The Pentagon’s Federal Voting Assistance Program doled out much of that money in grants to states and counties for voting system upgrades in what has become a race to capitalize on new technology that makes it easier for troops stationed overseas to cast their ballots. About 30 states, most of which received grants from the program, have developed some form of online voting.
The problem is that numerous cybersecurity experts warn that votes cast over the Internet, including through email, are vulnerable to vote tampering or even large-scale schemes to rig elections. Another drawback is that they do not create a verifiable paper trail in the event of a recount, as do many state electronic voting systems.

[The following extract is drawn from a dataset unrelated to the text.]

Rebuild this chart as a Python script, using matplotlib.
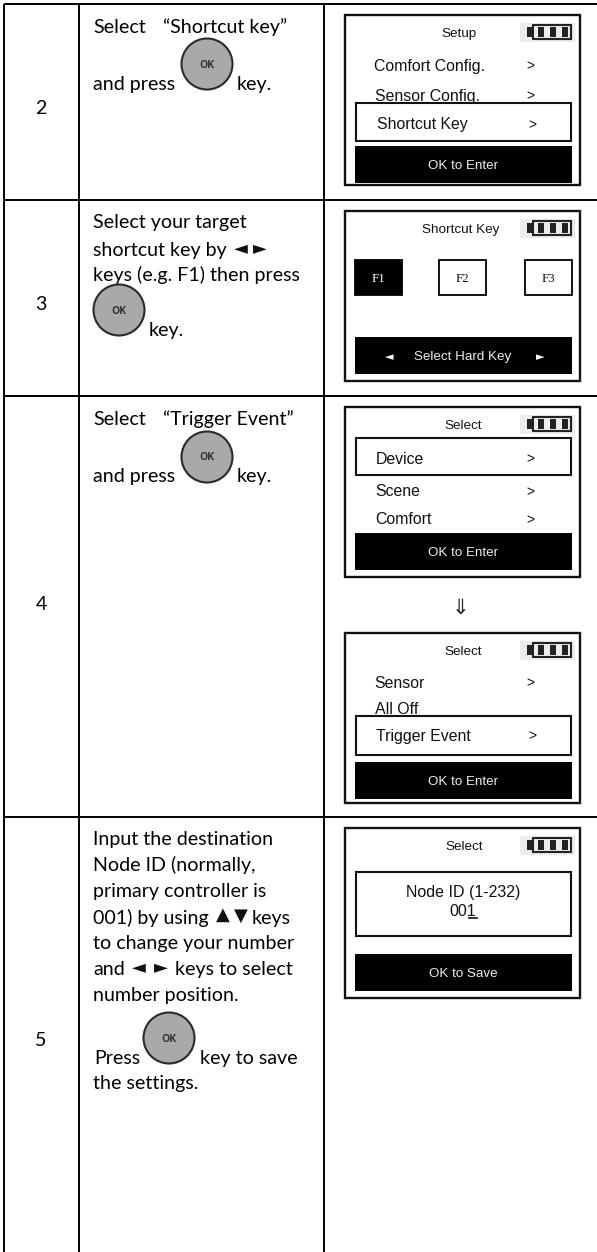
import matplotlib
matplotlib.use("Agg")
import matplotlib.pyplot as plt
from matplotlib.patches import Rectangle, Circle

# table content
step_numbers = ["2", "3", "4", "5"]
step2_lines = ["Select", "“Shortcut key”", "and press", "key."]
step3_lines = ["Select your target", "shortcut key by", "keys (e.g. F1) then press", "key."]
step4_lines = ["Select", "“Trigger Event”", "and press", "key."]
step5_lines = ["Input the destination", "Node ID (normally,", "primary controller is",
               "001) by using", "to change your number", "and", "number position.",
               "Press", "key to save", "the settings."]

setup_items = ["Comfort Config.", "Sensor Config.", "Shortcut Key"]
select_items_a = ["Device", "Scene", "Comfort"]
select_items_b = ["Sensor", "All Off", "Trigger Event"]
hard_keys = ["F1", "F2", "F3"]

BODY = ["Lato", "DejaVu Sans"]
LCD = "Liberation Sans"

fig = plt.figure(figsize=(5.97, 12.52), dpi=100)
ax = fig.add_axes([0, 0, 1, 1])
ax.set_xlim(0, 597)
ax.set_ylim(1252, 0)
ax.axis("off")


def body(x, y, s):
    ax.text(x, y + 1, s, family=BODY, fontsize=14.1, color="#000000", va="baseline", ha="left")


def glyph(x, y, s):
    ax.text(x, y, s, family="DejaVu Sans", fontsize=13, color="#111111", ha="center", va="center")


def ok_button(x, y):
    ax.add_patch(Circle((x, y), 25.5, fc="#a9a9a9", ec="#2a2a2a", lw=1.5, zorder=3))
    ax.text(x, y + 1, "OK", family="Open Sans", fontsize=7.5, fontweight="bold",
            color="#333333", ha="center", va="center", zorder=4)


def battery(top):
    ax.add_patch(Rectangle((520, top + 8), 55, 19, fc="#ececec", ec="none", zorder=2))
    ax.add_patch(Rectangle((533, top + 10), 38, 14, fc="none", ec="#222222", lw=1.5, zorder=3))
    ax.add_patch(Rectangle((527, top + 12), 6, 10, fc="#222222", ec="none", zorder=3))
    for cx in (538, 550, 562):
        ax.add_patch(Rectangle((cx, top + 12), 6, 10, fc="#222222", ec="none", zorder=3))


def screen(top, title, title_x, footer, bar_top=131):
    ax.add_patch(Rectangle((345, top), 235, 170, fc="white", ec="#111111", lw=1.7, zorder=1))
    battery(top)
    ax.text(title_x, top + 19, title, family=LCD, fontsize=9.7, color="#111111",
            ha="center", va="center", zorder=4)
    ax.add_patch(Rectangle((355, top + bar_top), 217, 37, fc="black", ec="none", zorder=6))
    ax.text(463, top + bar_top + 20, footer, family=LCD, fontsize=9.6, color="#eeeeee",
            ha="center", va="center", zorder=7)


def menu_item(x, y, s, arrow_x=530):
    ax.text(x, y + 1, s, family=LCD, fontsize=11.4, color="#111111", ha="left", va="center", zorder=2)
    ax.text(arrow_x, y + 1, ">", family=LCD, fontsize=10, color="#111111",
            ha="center", va="center", zorder=4)


def highlight(y0, y1):
    ax.add_patch(Rectangle((356, y0), 215, y1 - y0, fc="white", ec="#111111", lw=1.5, zorder=1.5))


# grid
for x in (4, 79, 324):
    ax.plot([x, x], [4, 1252], color="black", lw=1.4, solid_capstyle="butt")
for y in (4, 200, 396, 817):
    ax.plot([4, 597], [y, y], color="black", lw=1.4, solid_capstyle="butt")

for label, y in zip(step_numbers, (108, 304, 605, 1040)):
    ax.text(41, y, label, family=BODY, fontsize=14.1, color="#000000", ha="center", va="center")

# step 2
body(93, 32, step2_lines[0])
body(163, 32, step2_lines[1])
body(93, 89, step2_lines[2])
ok_button(207, 64)
body(237, 89, step2_lines[3])
screen(15, "Setup", 459, "OK to Enter")
menu_item(374, 65, setup_items[0])
menu_item(375, 95, setup_items[1])
highlight(103, 141)
menu_item(377, 124, setup_items[2], 532)

# step 3
for s, y in zip(step3_lines[:3], (227, 255, 280)):
    body(93, y, s)
glyph(241, 248, "◄")
glyph(260, 248, "►")
ok_button(119, 310)
body(149, 335, step3_lines[3])
screen(211, "Shortcut Key", 461, "Select Hard Key", 126)
for s, x, dark in zip(hard_keys, (355, 439, 525), (True, False, False)):
    ax.add_patch(Rectangle((x, 260), 47, 35, fc="black" if dark else "white",
                           ec="black", lw=1.3, zorder=3))
    ax.text(x + 23.5, 279, s, family="Liberation Serif", fontsize=9.3,
            color="white" if dark else "#111111", ha="center", va="center", zorder=4)
ax.text(389, 357, "◄", family="DejaVu Sans", fontsize=8, color="white", ha="center", va="center", zorder=7)
ax.text(540, 357, "►", family="DejaVu Sans", fontsize=8, color="white", ha="center", va="center", zorder=7)

# step 4
body(93, 424, step4_lines[0])
body(163, 424, step4_lines[1])
body(93, 481, step4_lines[2])
ok_button(207, 457)
body(237, 481, step4_lines[3])

screen(407, "Select", 463, "OK to Enter", 126)
highlight(438, 475)
menu_item(376, 458, select_items_a[0])
menu_item(375, 491, select_items_a[1])
menu_item(375, 519, select_items_a[2])

ax.text(460, 608, "⇓", family="DejaVu Sans", fontsize=15, color="#222222", ha="center", va="center")

screen(633, "Select", 463, "OK to Enter", 129)
menu_item(374, 682, select_items_b[0])
ax.text(375, 710, select_items_b[1], family=LCD, fontsize=11.4, color="#111111",
        ha="left", va="center", zorder=1.2)
highlight(716, 755)
menu_item(376, 735, select_items_b[2], 532)

# step 5
for s, y in zip(step5_lines[:5], (844, 870, 896, 923, 948)):
    body(93, y, s)
glyph(223, 915, "▲")
glyph(241, 916, "▼")
body(252, 923, "keys")
body(93, 974, step5_lines[5])
glyph(139, 967, "◄")
glyph(161, 967, "►")
body(175, 974, "keys to select")
body(93, 1000, step5_lines[6])
ok_button(169, 1038)
body(94, 1063, step5_lines[7])
body(200, 1063, step5_lines[8])
body(93, 1088, step5_lines[9])

screen(828, "Select", 464, "OK to Save", 126)
highlight(872, 936)
ax.text(463, 892, "Node ID (1-232)", family=LCD, fontsize=11.5, color="#111111",
        ha="center", va="center", zorder=4)
ax.text(463, 911, "001", family=LCD, fontsize=11.5, color="#111111",
        ha="center", va="center", zorder=4)
ax.plot([469, 477], [918, 918], color="#111111", lw=1.2, zorder=4)

fig.savefig("out.png", dpi=100)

… John Sebes, chief technology officer for the California-based Open Source Election Technology Foundation, said that email is “the most convenient and least secure transport mechanism,” and that there are multiple ways for hackers to tamper with the process. … Sebes said that the biggest vulnerability occurs at the point where electronic documents arrive at an election data center. Even if there is no mischief, he said, election officials advocating email voting are asking for “a whole new different type of trust.”